CIDE applies to remittances to persons resident or domiciled abroad in payment of:

  • Royalties in general
  • Technology-transfer agreements
  • Software licensing (a point contested for years, but confirmed by the STF)
  • Trademarks and patents
  • Technical services and technical assistance
  • Intercompany administrative services

The rate is 10% on the amount remitted (not the net — on the gross). It is collected via DARF on the date of the remittance.

03

Total tax burden on an international remittance

A Brazilian company that pays a royalty to a parent company abroad collects multiple taxes:

  • IRRF (withholding income tax): 15% (country with a double-taxation treaty) or 25% (tax haven / IN RFB 1.037 list)
  • CIDE-royalties: 10%
  • PIS/COFINS-Import: 9.25% (on taxed operations; a pure royalty is exempt in some cases)
  • IOF on foreign exchange: 0.38%

Typical combined burden

~25% to 35% on the amount remitted. Before the STF confirmation, companies that challenged CIDE had a burden of 15-25%. With the confirmation, the effective rate rose by 10 percentage points.

Technology companies that license software from a foreign parent are the most affected — in general, the royalty represents 5-15% of revenue, and CIDE applies to that whole amount.

04

Mitigation strategies

1. Contractual segregation

Reorganize contracts to distinguish operations that are software licensing (a pure royalty, subject to CIDE) from operations that are not (isolated technical support, local customization, infrastructure). Each operation has its own tax treatment.

2. Local development

Assess local development or customization of intermediate software, instead of continuous licensing from the parent. This reduces the volume of remittances — and therefore CIDE.

3. Cost sharing arrangement (CSA)

Structure a cost-sharing agreement between the parent and the subsidiary for joint development of technology. Under OECD rules, a CSA has specific provisions that may reduce CIDE exposure — a case-by-case technical analysis.

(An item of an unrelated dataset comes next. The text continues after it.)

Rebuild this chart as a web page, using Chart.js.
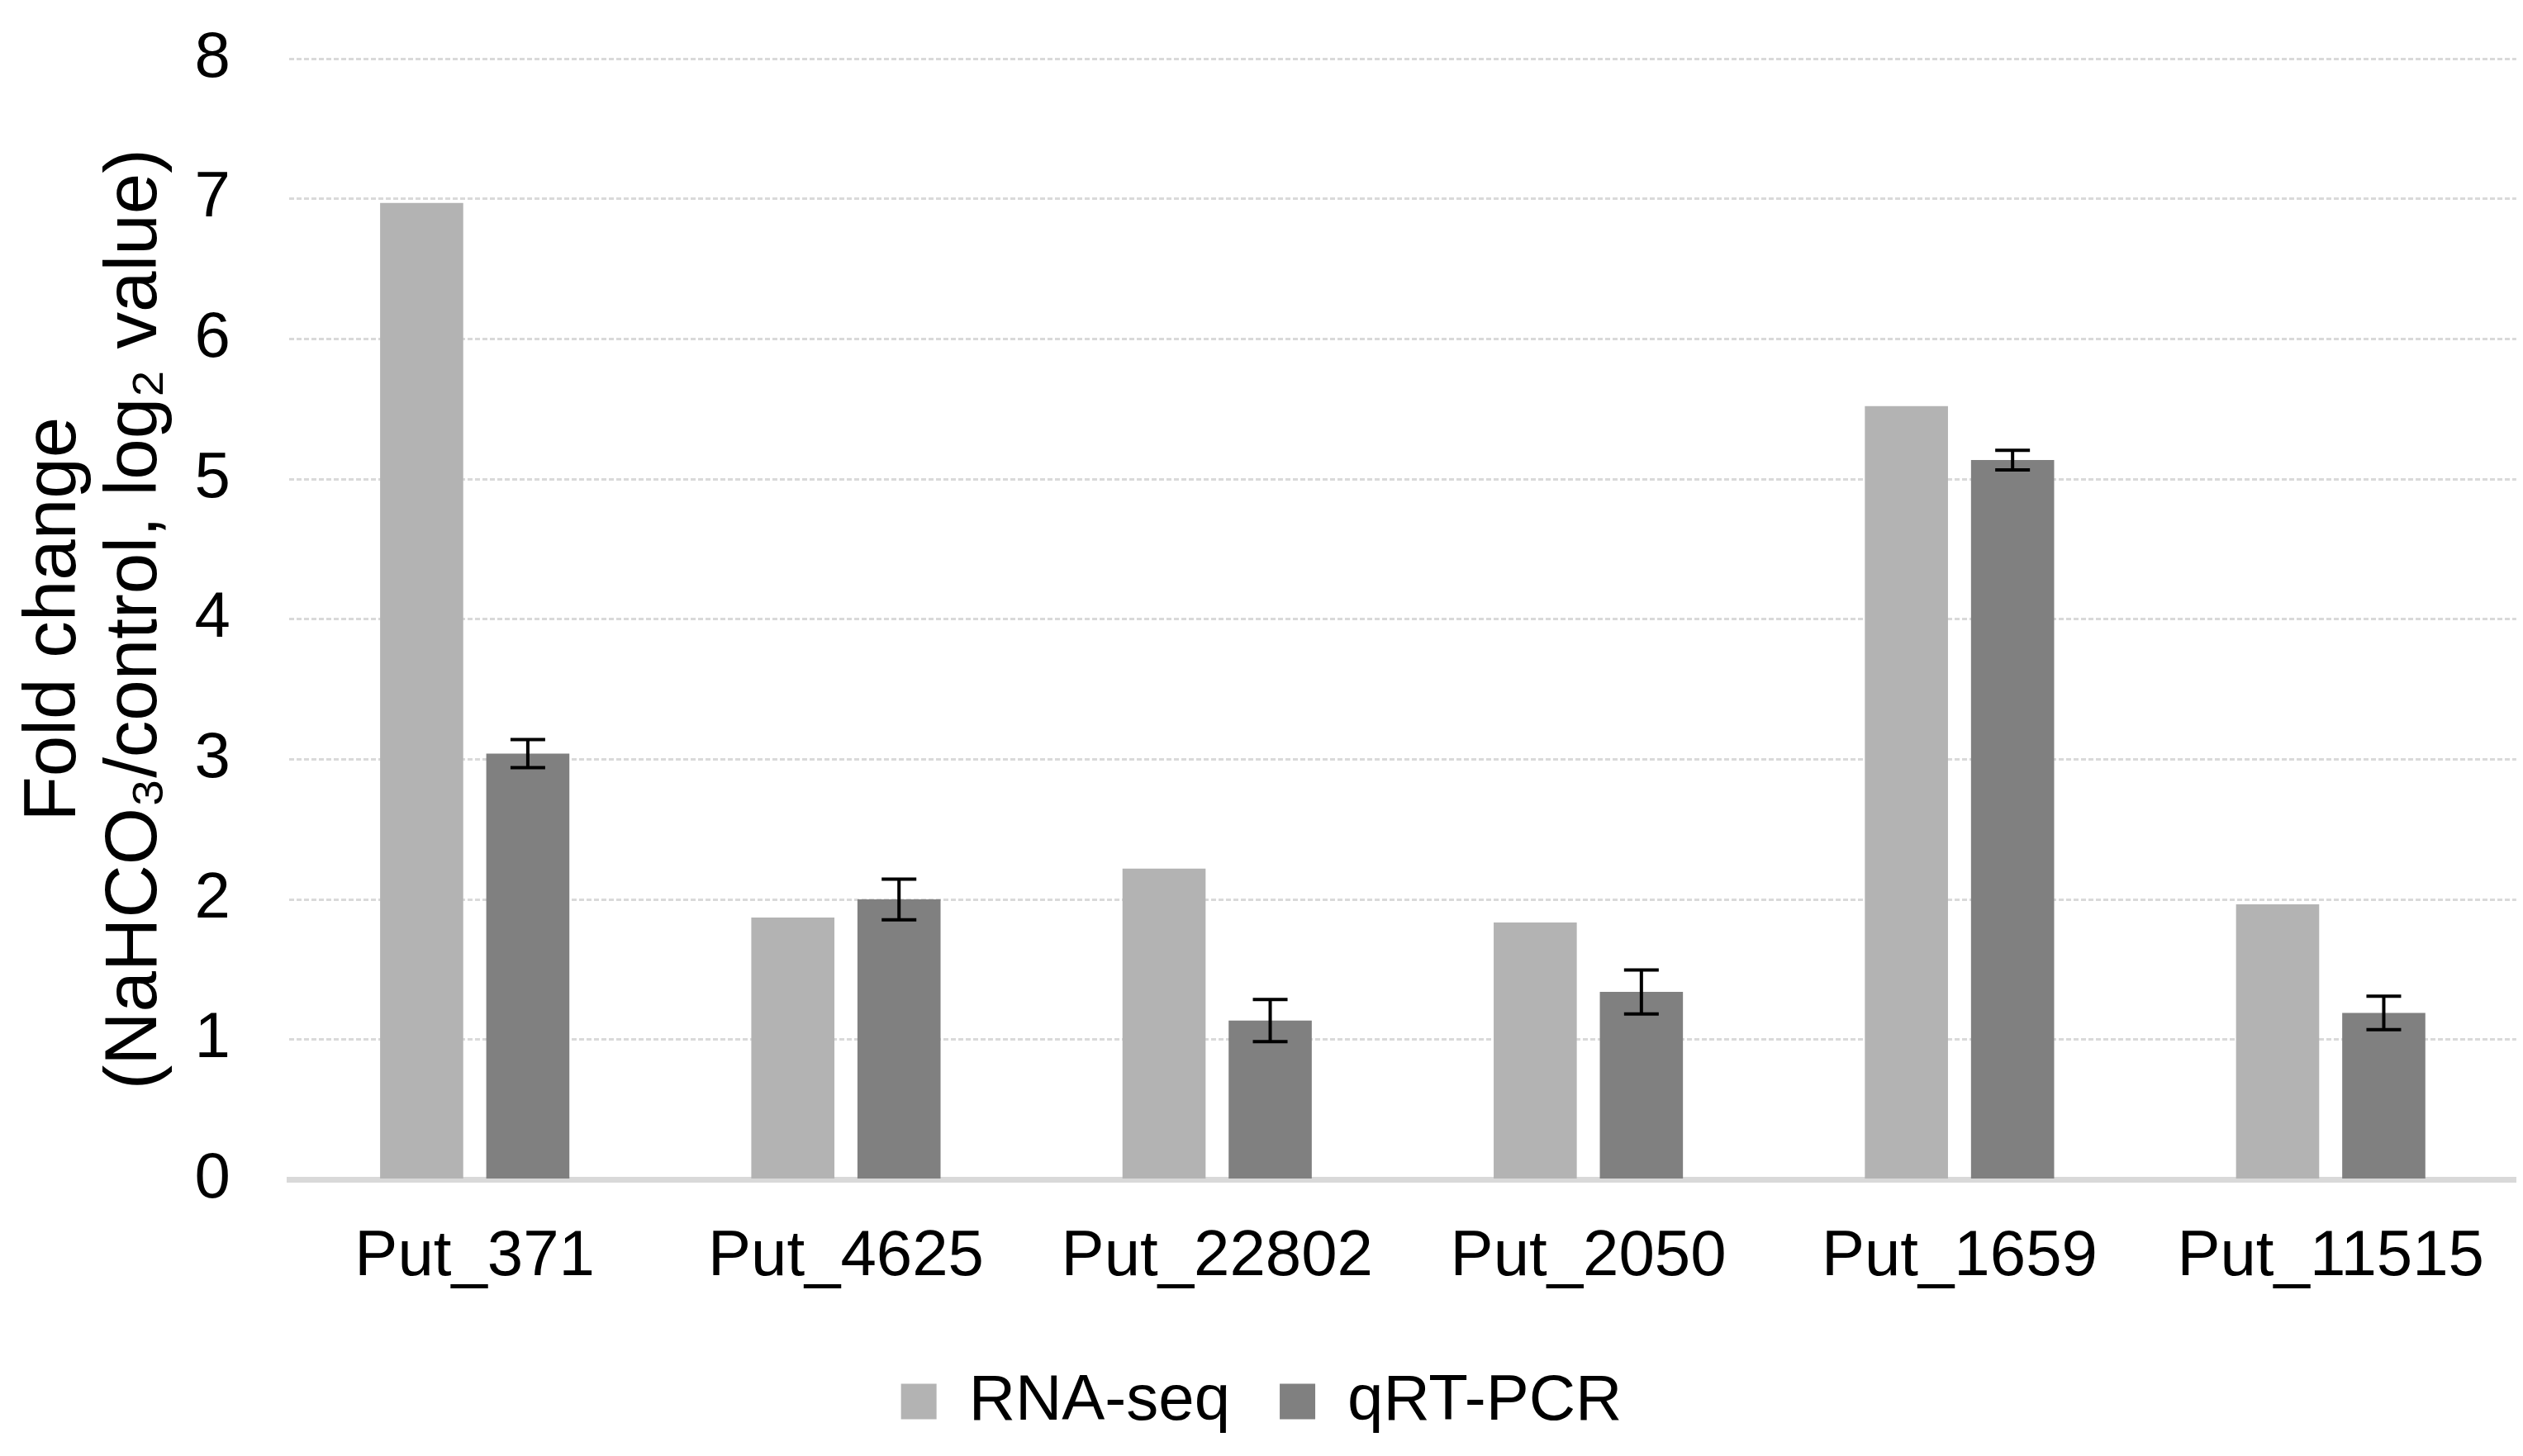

4. Case-by-case validation against STJ case law

Even after the STF ruling, there are nuances about the scope of the levy (e.g. software as a product vs. as a service, a royalty paid to an affiliate vs. to a controlling company). The STJ continues to decide specific cases.

5. Treaty optimization

Double-taxation treaties can reduce IRRF (but not CIDE — this is an internal Brazilian tax). Combining an IRRF reduction via treaty with a contractual strategy can lower the combined burden.

05

References and official sources

CIDE-royalties adjustment — free diagnostic

Analysis of your international-remittance contracts, identification of segregation opportunities and mitigation strategies following the STF ruling.

Book a diagnostic
06

Frequently asked questions

Does CIDE-royalties apply to all software licensing?
After the STF confirmed its constitutionality in 2025, the 10% CIDE-royalties applies to remittances to non-residents in payment of royalties, technology-transfer agreements, software licensing, trademarks and patents. There are nuances: a pure software license for end use may be treated differently from a technology assignment or technical-assistance contracts. A specific contractual analysis is essential.
What is the total tax burden on a royalty remittance?
Typically between 25% and 35% on the amount remitted: IRRF 15% (with a treaty) or 25% (tax haven) + CIDE 10% + PIS/COFINS-Import 9.25% on taxable operations + IOF on foreign exchange 0.38%. For technology companies with a high volume of remittances, this is a substantial tax burden — specific modelling and mitigation strategies are essential.
Can I recover CIDE paid in the past?
Unlikely after the STF ruling. Before the ruling, companies that challenged CIDE through a writ of mandamus had an open path. After the STF confirmation, ongoing actions tend to be lost. Companies that paid CIDE regularly lose the recovery thesis. What remains are disputes over the specific scope of the levy (e.g. software vs. technical service).
Does a double-taxation treaty reduce CIDE-royalties?
No. Double-taxation treaties deal with the withholding income tax (IRRF) and direct taxation — not with CIDE, which is an internal Brazilian tax classified as a contribution. Treaties can reduce IRRF from 15% to lower rates, but the 10% CIDE applies in full in any case. Mitigation strategies operate through contractual reorganization, not through a treaty.